Alain De Botton talks about the danger of succumbing to “status anxiety” that leaves you caring too much how others judge your value.

Writer and philosopher Alain De Botton asserts that when you first encounter a stranger in New York City, in about 30 seconds you’ve been categorized, assigned a simplistic persona, and judged. It may be he’s being kind — it probably takes less time than that. But it doesn’t matter, and that’s what De Botton wants to say.

De Botton’s concerned that someone may fall into the pernicious grip of “status anxiety,” a worry that we’re under-appreciated by people we meet.
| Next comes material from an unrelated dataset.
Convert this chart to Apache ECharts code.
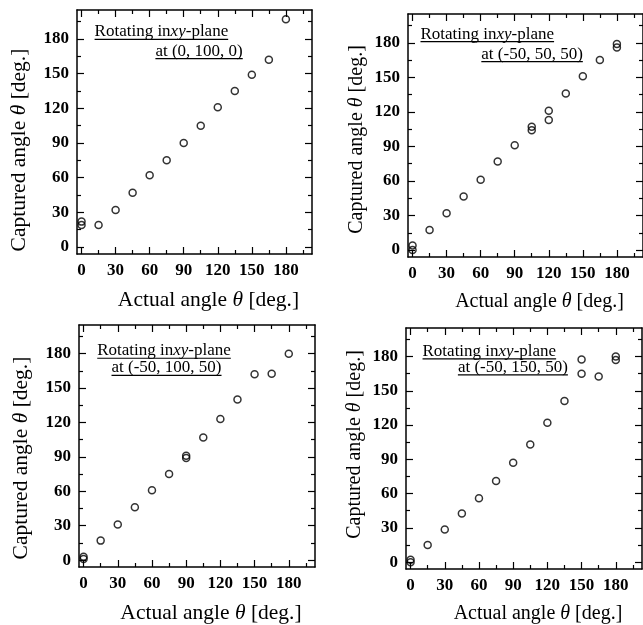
<!DOCTYPE html>
<html><head><meta charset="utf-8">
<script src="https://cdn.jsdelivr.net/npm/echarts@6/dist/echarts.min.js"></script>
<style>html,body{margin:0;padding:0;background:#fff}#c{width:643px;height:625px}</style>
</head><body><div id="c"></div>
<script>
// ---- data ----
const majorTicks = [0, 30, 60, 90, 120, 150, 180];
const minorTicks = [15, 45, 75, 105, 135, 165, 195];
const xTitle = 'Actual angle {i|θ} [deg.]';
const yTitle = 'Captured angle {i|θ} [deg.]';

const panel1Points = [[0,22],[0,19],[15,19],[30,32],[45,47],[60,62],[75,75],[90,90],[105,105],[120,121],[135,135],[150,149],[165,162],[180,197]];
const panel2Points = [[0,4],[0,0],[15,17.5],[30,32],[45,46.5],[60,61],[75,77],[90,91],[105,107],[105,104],[120,121],[120,113],[135,136],[150,151],[165,165],[180,179],[180,176]];
const panel3Points = [[0,3],[0,1],[15,17],[30,31],[45,46],[60,61],[75,75],[90,91],[90,89],[105,107],[120,123],[135,140],[150,162],[165,162.5],[180,180]];
const panel4Points = [[0,2],[0,0],[15,15],[30,28.5],[45,42.5],[60,56],[75,71],[90,87],[105,103],[120,122],[135,141],[150,177.5],[150,165],[165,162.5],[180,180],[180,177]];

const panelLine1 = ['Rotating in{i|xy}-plane','Rotating in{i|xy}-plane','Rotating in{i|xy}-plane','Rotating in{i|xy}-plane'];
const panelLine2 = ['at (0, 100, 0)','at (-50, 50, 50)','at (-50, 100, 50)','at (-50, 150, 50)'];

// ---- layout ----
const panels = [
  {grid:{left:77, top:10, width:235, height:244}, pts:panel1Points, l1:[11.5,179.6], l2:[142,163], tSize:21.5, yPad:[0,36,0,0], yGap:47},
  {grid:{left:408, top:14, width:235, height:243}, pts:panel2Points, l1:[7,181], l2:[150,163.6], tSize:20, yPad:[0,8,0,0], yGap:41},
  {grid:{left:79, top:325, width:236, height:242}, pts:panel3Points, l1:[12,176], l2:[121,161], tSize:21.5, yPad:[0,24,0,0], yGap:47},
  {grid:{left:406, top:328, width:236, height:242}, pts:panel4Points, l1:[10.5,178], l2:[138,164], tSize:20, yPad:[0,0,0,8], yGap:41}
];
const X_MIN = -4, X_MAX = 203, Y_MIN = -6, Y_MAX = 205;
const FONT = '"Liberation Serif", "Times New Roman", serif';
const black = '#000';

function axisBase(g, extra) {
  return Object.assign({
    gridIndex: g, type: 'value', splitLine: {show: false},
    axisLine: {show: false, onZero: false, lineStyle: {color: black, width: 1.5}},
    axisLabel: {show: false}
  }, extra);
}
function tick(values, len) {
  return {show: true, inside: true, length: len, customValues: values, lineStyle: {color: black, width: 1.2}};
}
const labelStyle = {show: true, customValues: majorTicks, color: black, fontFamily: FONT, fontSize: 17, fontWeight: 'bold'};
function titleStyle(size, pad) {
  return {color: black, fontFamily: FONT, fontSize: size, padding: pad,
    rich: {i: {fontStyle: 'italic', fontFamily: FONT, fontSize: size, color: black}}};
}

const grids = [], xAxes = [], yAxes = [], series = [];
panels.forEach((p, g) => {
  grids.push(Object.assign({containLabel: false}, p.grid));
  xAxes.push(axisBase(g, {position: 'bottom', min: X_MIN, max: X_MAX,
    axisLine: {show: true, onZero: false, lineStyle: {color: black, width: 1.5}},
    axisTick: tick(majorTicks, 7), axisLabel: Object.assign({margin: 8}, labelStyle),
    name: xTitle, nameLocation: 'middle', nameGap: 35, nameTextStyle: titleStyle(p.tSize, [0, 0, 0, 28])}));
  xAxes.push(axisBase(g, {position: 'bottom', min: X_MIN, max: X_MAX, axisTick: tick(minorTicks, 4)}));
  xAxes.push(axisBase(g, {position: 'top', min: X_MIN, max: X_MAX,
    axisLine: {show: true, onZero: false, lineStyle: {color: black, width: 1.5}}, axisTick: tick(majorTicks, 7)}));
  xAxes.push(axisBase(g, {position: 'top', min: X_MIN, max: X_MAX, axisTick: tick(minorTicks, 4)}));

  yAxes.push(axisBase(g, {position: 'left', min: Y_MIN, max: Y_MAX,
    axisLine: {show: true, onZero: false, lineStyle: {color: black, width: 1.5}},
    axisTick: tick(majorTicks, 7), axisLabel: Object.assign({margin: 8}, labelStyle),
    name: yTitle, nameLocation: 'middle', nameGap: p.yGap, nameTextStyle: titleStyle(p.tSize, p.yPad)}));
  yAxes.push(axisBase(g, {position: 'left', min: Y_MIN, max: Y_MAX, axisTick: tick(minorTicks, 4)}));
  yAxes.push(axisBase(g, {position: 'right', min: Y_MIN, max: Y_MAX,
    axisLine: {show: true, onZero: false, lineStyle: {color: black, width: 1.5}}, axisTick: tick(majorTicks, 7)}));
  yAxes.push(axisBase(g, {position: 'right', min: Y_MIN, max: Y_MAX, axisTick: tick(minorTicks, 4)}));

  series.push({type: 'scatter', xAxisIndex: g * 4, yAxisIndex: g * 4, data: p.pts,
    symbol: 'circle', symbolSize: 7,
    itemStyle: {color: 'rgba(0,0,0,0)', borderColor: black, borderWidth: 1.5},
    emphasis: {disabled: true}, animation: false});
});

const chart = echarts.init(document.getElementById('c'), null, {renderer: 'canvas'});
chart.setOption({animation: false, backgroundColor: '#fff', grid: grids, xAxis: xAxes, yAxis: yAxes, series: series});

// annotations (underlined text), anchored in data coordinates
const ANN_SIZE = 17;
const cv = document.createElement('canvas').getContext('2d');
function w(text, italic) { cv.font = (italic ? 'italic ' : '') + ANN_SIZE + 'px ' + FONT; return cv.measureText(text).width; }
function richWidth(t) {
  let total = 0; const re = /\{i\|([^}]*)\}/g; let last = 0, m;
  while ((m = re.exec(t))) { total += w(t.slice(last, m.index)) + w(m[1], true); last = re.lastIndex; }
  return total + w(t.slice(last));
}
const rich = {i: {fontStyle: 'italic', fontFamily: FONT, fontSize: ANN_SIZE, fill: black, color: black}};
const graphics = [];
panels.forEach((p, g) => {
  const a = chart.convertToPixel({xAxisIndex: g * 4, yAxisIndex: g * 4}, p.l1);
  const b = chart.convertToPixel({xAxisIndex: g * 4, yAxisIndex: g * 4}, p.l2);
  const w1 = richWidth(panelLine1[g]);
  const w2 = richWidth(panelLine2[g]);
  graphics.push({type: 'text', silent: true, style: {text: panelLine1[g], x: a[0], y: a[1] + 1, fill: black,
    font: ANN_SIZE + 'px ' + FONT, textAlign: 'left', textVerticalAlign: 'bottom', rich: rich}});
  graphics.push({type: 'line', silent: true, shape: {x1: a[0], y1: a[1], x2: a[0] + w1, y2: a[1]}, style: {stroke: black, lineWidth: 1.2}});
  graphics.push({type: 'text', silent: true, style: {text: panelLine2[g], x: b[0], y: b[1] + 1, fill: black,
    font: ANN_SIZE + 'px ' + FONT, textAlign: 'right', textVerticalAlign: 'bottom'}});
  graphics.push({type: 'line', silent: true, shape: {x1: b[0] - w2, y1: b[1], x2: b[0], y2: b[1]}, style: {stroke: black, lineWidth: 1.2}});
});
chart.setOption({graphic: graphics});
</script></body></html>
It’s a problem the moment we exit school, as what we do becomes others’ view of who we are. He calls people who oversimplify and judge others “snobs.” Which is what we are, since we all do it.

Do you have a business card? What does it say you are? Account manager, plumber, nurse, writer, custodian? Is that all that you are? Of course not. So we have to remember first of all how limited such caricatures are, and keep such silly judgements away from our fragile egos.

Next, De Botton would like to see us do what we can do to stop pigeonholing others and making them feel “less than.” It requires a bit more imagination on our parts, a bit more compassion, and a willingness to assume and embrace complexity in others. And it takes time. More time. Upwards of 30 seconds.